### THE REQUEST
Write out the data below exactly as given, without any of its pictures.

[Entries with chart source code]
───
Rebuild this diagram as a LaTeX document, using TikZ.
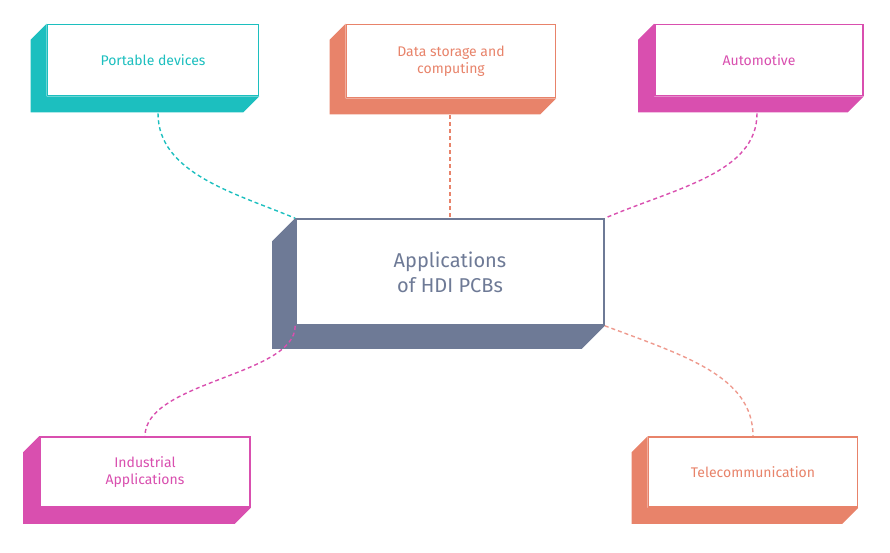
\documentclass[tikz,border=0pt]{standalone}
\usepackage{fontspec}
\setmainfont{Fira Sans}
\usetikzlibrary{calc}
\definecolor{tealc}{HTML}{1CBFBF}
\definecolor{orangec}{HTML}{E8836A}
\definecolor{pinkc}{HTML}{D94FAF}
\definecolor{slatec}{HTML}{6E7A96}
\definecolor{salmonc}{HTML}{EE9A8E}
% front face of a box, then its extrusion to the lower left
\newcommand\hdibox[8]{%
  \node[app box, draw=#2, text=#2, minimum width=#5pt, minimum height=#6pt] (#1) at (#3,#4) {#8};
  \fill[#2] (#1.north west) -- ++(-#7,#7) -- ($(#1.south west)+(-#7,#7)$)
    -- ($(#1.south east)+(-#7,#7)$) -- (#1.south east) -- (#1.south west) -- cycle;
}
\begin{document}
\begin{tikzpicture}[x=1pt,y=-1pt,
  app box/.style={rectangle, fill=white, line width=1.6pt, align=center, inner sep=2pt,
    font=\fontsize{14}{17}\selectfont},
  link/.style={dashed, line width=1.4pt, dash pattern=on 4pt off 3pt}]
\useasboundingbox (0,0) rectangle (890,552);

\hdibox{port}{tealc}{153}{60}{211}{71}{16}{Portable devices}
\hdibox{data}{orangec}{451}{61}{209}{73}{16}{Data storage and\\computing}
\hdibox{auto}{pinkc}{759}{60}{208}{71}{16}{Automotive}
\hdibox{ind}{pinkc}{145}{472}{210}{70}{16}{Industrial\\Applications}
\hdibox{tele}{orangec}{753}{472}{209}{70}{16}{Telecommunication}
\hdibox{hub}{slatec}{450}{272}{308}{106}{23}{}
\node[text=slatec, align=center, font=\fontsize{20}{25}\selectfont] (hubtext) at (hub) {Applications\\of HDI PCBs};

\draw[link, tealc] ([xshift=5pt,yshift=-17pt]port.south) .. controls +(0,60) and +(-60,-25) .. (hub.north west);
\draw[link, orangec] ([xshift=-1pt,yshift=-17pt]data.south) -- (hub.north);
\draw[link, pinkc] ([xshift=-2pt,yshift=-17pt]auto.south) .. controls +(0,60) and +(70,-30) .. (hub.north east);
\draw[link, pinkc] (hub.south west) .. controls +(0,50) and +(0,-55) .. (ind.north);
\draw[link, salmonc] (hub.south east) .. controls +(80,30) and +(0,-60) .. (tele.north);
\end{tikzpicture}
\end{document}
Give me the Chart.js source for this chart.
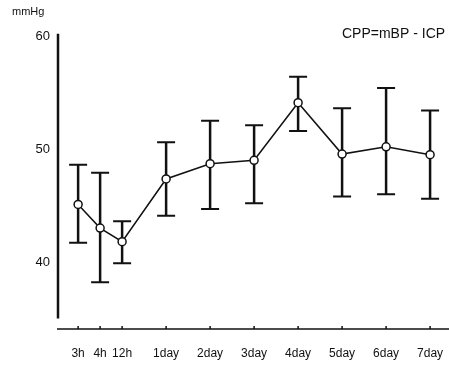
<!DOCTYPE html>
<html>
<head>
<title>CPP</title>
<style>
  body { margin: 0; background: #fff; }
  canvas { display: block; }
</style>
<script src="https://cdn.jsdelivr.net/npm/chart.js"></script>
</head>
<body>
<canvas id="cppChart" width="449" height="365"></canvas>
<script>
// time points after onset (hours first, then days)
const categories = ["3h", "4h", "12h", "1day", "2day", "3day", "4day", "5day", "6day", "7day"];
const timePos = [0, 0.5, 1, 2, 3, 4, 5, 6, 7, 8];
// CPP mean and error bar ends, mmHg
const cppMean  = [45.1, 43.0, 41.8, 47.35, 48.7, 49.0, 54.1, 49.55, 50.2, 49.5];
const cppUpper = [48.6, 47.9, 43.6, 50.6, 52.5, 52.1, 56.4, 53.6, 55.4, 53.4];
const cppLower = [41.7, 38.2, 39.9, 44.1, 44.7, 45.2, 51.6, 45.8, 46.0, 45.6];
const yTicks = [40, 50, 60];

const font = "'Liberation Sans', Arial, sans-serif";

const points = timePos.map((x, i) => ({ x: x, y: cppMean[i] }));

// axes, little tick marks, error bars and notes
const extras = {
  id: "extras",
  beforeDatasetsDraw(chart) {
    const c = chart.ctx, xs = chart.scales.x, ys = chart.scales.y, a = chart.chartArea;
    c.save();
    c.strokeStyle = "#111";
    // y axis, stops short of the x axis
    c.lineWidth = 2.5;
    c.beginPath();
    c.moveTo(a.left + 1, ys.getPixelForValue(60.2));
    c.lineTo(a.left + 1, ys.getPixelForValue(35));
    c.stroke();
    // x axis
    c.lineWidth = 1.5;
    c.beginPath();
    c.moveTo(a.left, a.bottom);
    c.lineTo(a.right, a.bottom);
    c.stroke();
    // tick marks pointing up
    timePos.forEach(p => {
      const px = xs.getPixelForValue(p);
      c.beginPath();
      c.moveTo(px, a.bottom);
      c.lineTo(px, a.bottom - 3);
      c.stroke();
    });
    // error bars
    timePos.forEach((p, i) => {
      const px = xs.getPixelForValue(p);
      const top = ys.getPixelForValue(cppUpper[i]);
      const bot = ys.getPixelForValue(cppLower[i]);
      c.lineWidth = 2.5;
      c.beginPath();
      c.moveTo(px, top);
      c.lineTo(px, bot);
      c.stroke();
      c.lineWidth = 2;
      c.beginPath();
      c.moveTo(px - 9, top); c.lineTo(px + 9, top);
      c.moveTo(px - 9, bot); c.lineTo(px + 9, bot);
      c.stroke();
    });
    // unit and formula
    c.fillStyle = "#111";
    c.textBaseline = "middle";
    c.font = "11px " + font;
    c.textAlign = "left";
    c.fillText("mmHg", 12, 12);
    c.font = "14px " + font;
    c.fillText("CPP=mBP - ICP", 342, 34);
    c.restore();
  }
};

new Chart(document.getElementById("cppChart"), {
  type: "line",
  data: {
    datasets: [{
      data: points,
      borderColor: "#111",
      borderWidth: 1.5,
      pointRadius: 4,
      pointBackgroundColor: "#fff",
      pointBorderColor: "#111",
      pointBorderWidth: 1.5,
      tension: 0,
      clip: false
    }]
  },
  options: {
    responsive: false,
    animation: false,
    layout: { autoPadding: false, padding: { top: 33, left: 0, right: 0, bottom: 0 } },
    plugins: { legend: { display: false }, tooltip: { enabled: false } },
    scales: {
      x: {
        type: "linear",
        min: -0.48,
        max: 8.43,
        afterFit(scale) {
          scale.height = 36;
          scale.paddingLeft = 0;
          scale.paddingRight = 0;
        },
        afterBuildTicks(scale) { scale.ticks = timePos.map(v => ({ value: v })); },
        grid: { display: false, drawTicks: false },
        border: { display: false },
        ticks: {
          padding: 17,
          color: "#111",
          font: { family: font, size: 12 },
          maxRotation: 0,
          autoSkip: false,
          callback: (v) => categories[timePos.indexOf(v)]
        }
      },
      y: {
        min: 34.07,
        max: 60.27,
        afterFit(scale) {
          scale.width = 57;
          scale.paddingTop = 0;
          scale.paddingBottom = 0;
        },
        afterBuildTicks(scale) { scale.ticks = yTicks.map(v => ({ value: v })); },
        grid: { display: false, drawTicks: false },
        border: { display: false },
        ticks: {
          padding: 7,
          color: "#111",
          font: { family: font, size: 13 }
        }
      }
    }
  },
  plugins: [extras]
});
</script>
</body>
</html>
───
### ANSWER TO THE TASK
Rebuild this diagram as a LaTeX document, using TikZ.
\documentclass[tikz,border=0pt]{standalone}
\usepackage{fontspec}
\setmainfont{Fira Sans}
\usetikzlibrary{calc}
\definecolor{tealc}{HTML}{1CBFBF}
\definecolor{orangec}{HTML}{E8836A}
\definecolor{pinkc}{HTML}{D94FAF}
\definecolor{slatec}{HTML}{6E7A96}
\definecolor{salmonc}{HTML}{EE9A8E}
% front face of a box, then its extrusion to the lower left
\newcommand\hdibox[8]{%
  \node[app box, draw=#2, text=#2, minimum width=#5pt, minimum height=#6pt] (#1) at (#3,#4) {#8};
  \fill[#2] (#1.north west) -- ++(-#7,#7) -- ($(#1.south west)+(-#7,#7)$)
    -- ($(#1.south east)+(-#7,#7)$) -- (#1.south east) -- (#1.south west) -- cycle;
}
\begin{document}
\begin{tikzpicture}[x=1pt,y=-1pt,
  app box/.style={rectangle, fill=white, line width=1.6pt, align=center, inner sep=2pt,
    font=\fontsize{14}{17}\selectfont},
  link/.style={dashed, line width=1.4pt, dash pattern=on 4pt off 3pt}]
\useasboundingbox (0,0) rectangle (890,552);

\hdibox{port}{tealc}{153}{60}{211}{71}{16}{Portable devices}
\hdibox{data}{orangec}{451}{61}{209}{73}{16}{Data storage and\\computing}
\hdibox{auto}{pinkc}{759}{60}{208}{71}{16}{Automotive}
\hdibox{ind}{pinkc}{145}{472}{210}{70}{16}{Industrial\\Applications}
\hdibox{tele}{orangec}{753}{472}{209}{70}{16}{Telecommunication}
\hdibox{hub}{slatec}{450}{272}{308}{106}{23}{}
\node[text=slatec, align=center, font=\fontsize{20}{25}\selectfont] (hubtext) at (hub) {Applications\\of HDI PCBs};

\draw[link, tealc] ([xshift=5pt,yshift=-17pt]port.south) .. controls +(0,60) and +(-60,-25) .. (hub.north west);
\draw[link, orangec] ([xshift=-1pt,yshift=-17pt]data.south) -- (hub.north);
\draw[link, pinkc] ([xshift=-2pt,yshift=-17pt]auto.south) .. controls +(0,60) and +(70,-30) .. (hub.north east);
\draw[link, pinkc] (hub.south west) .. controls +(0,50) and +(0,-55) .. (ind.north);
\draw[link, salmonc] (hub.south east) .. controls +(80,30) and +(0,-60) .. (tele.north);
\end{tikzpicture}
\end{document}
Give me the Chart.js source for this chart.
<!DOCTYPE html>
<html>
<head>
<title>CPP</title>
<style>
  body { margin: 0; background: #fff; }
  canvas { display: block; }
</style>
<script src="https://cdn.jsdelivr.net/npm/chart.js"></script>
</head>
<body>
<canvas id="cppChart" width="449" height="365"></canvas>
<script>
// time points after onset (hours first, then days)
const categories = ["3h", "4h", "12h", "1day", "2day", "3day", "4day", "5day", "6day", "7day"];
const timePos = [0, 0.5, 1, 2, 3, 4, 5, 6, 7, 8];
// CPP mean and error bar ends, mmHg
const cppMean  = [45.1, 43.0, 41.8, 47.35, 48.7, 49.0, 54.1, 49.55, 50.2, 49.5];
const cppUpper = [48.6, 47.9, 43.6, 50.6, 52.5, 52.1, 56.4, 53.6, 55.4, 53.4];
const cppLower = [41.7, 38.2, 39.9, 44.1, 44.7, 45.2, 51.6, 45.8, 46.0, 45.6];
const yTicks = [40, 50, 60];

const font = "'Liberation Sans', Arial, sans-serif";

const points = timePos.map((x, i) => ({ x: x, y: cppMean[i] }));

// axes, little tick marks, error bars and notes
const extras = {
  id: "extras",
  beforeDatasetsDraw(chart) {
    const c = chart.ctx, xs = chart.scales.x, ys = chart.scales.y, a = chart.chartArea;
    c.save();
    c.strokeStyle = "#111";
    // y axis, stops short of the x axis
    c.lineWidth = 2.5;
    c.beginPath();
    c.moveTo(a.left + 1, ys.getPixelForValue(60.2));
    c.lineTo(a.left + 1, ys.getPixelForValue(35));
    c.stroke();
    // x axis
    c.lineWidth = 1.5;
    c.beginPath();
    c.moveTo(a.left, a.bottom);
    c.lineTo(a.right, a.bottom);
    c.stroke();
    // tick marks pointing up
    timePos.forEach(p => {
      const px = xs.getPixelForValue(p);
      c.beginPath();
      c.moveTo(px, a.bottom);
      c.lineTo(px, a.bottom - 3);
      c.stroke();
    });
    // error bars
    timePos.forEach((p, i) => {
      const px = xs.getPixelForValue(p);
      const top = ys.getPixelForValue(cppUpper[i]);
      const bot = ys.getPixelForValue(cppLower[i]);
      c.lineWidth = 2.5;
      c.beginPath();
      c.moveTo(px, top);
      c.lineTo(px, bot);
      c.stroke();
      c.lineWidth = 2;
      c.beginPath();
      c.moveTo(px - 9, top); c.lineTo(px + 9, top);
      c.moveTo(px - 9, bot); c.lineTo(px + 9, bot);
      c.stroke();
    });
    // unit and formula
    c.fillStyle = "#111";
    c.textBaseline = "middle";
    c.font = "11px " + font;
    c.textAlign = "left";
    c.fillText("mmHg", 12, 12);
    c.font = "14px " + font;
    c.fillText("CPP=mBP - ICP", 342, 34);
    c.restore();
  }
};

new Chart(document.getElementById("cppChart"), {
  type: "line",
  data: {
    datasets: [{
      data: points,
      borderColor: "#111",
      borderWidth: 1.5,
      pointRadius: 4,
      pointBackgroundColor: "#fff",
      pointBorderColor: "#111",
      pointBorderWidth: 1.5,
      tension: 0,
      clip: false
    }]
  },
  options: {
    responsive: false,
    animation: false,
    layout: { autoPadding: false, padding: { top: 33, left: 0, right: 0, bottom: 0 } },
    plugins: { legend: { display: false }, tooltip: { enabled: false } },
    scales: {
      x: {
        type: "linear",
        min: -0.48,
        max: 8.43,
        afterFit(scale) {
          scale.height = 36;
          scale.paddingLeft = 0;
          scale.paddingRight = 0;
        },
        afterBuildTicks(scale) { scale.ticks = timePos.map(v => ({ value: v })); },
        grid: { display: false, drawTicks: false },
        border: { display: false },
        ticks: {
          padding: 17,
          color: "#111",
          font: { family: font, size: 12 },
          maxRotation: 0,
          autoSkip: false,
          callback: (v) => categories[timePos.indexOf(v)]
        }
      },
      y: {
        min: 34.07,
        max: 60.27,
        afterFit(scale) {
          scale.width = 57;
          scale.paddingTop = 0;
          scale.paddingBottom = 0;
        },
        afterBuildTicks(scale) { scale.ticks = yTicks.map(v => ({ value: v })); },
        grid: { display: false, drawTicks: false },
        border: { display: false },
        ticks: {
          padding: 7,
          color: "#111",
          font: { family: font, size: 13 }
        }
      }
    }
  },
  plugins: [extras]
});
</script>
</body>
</html>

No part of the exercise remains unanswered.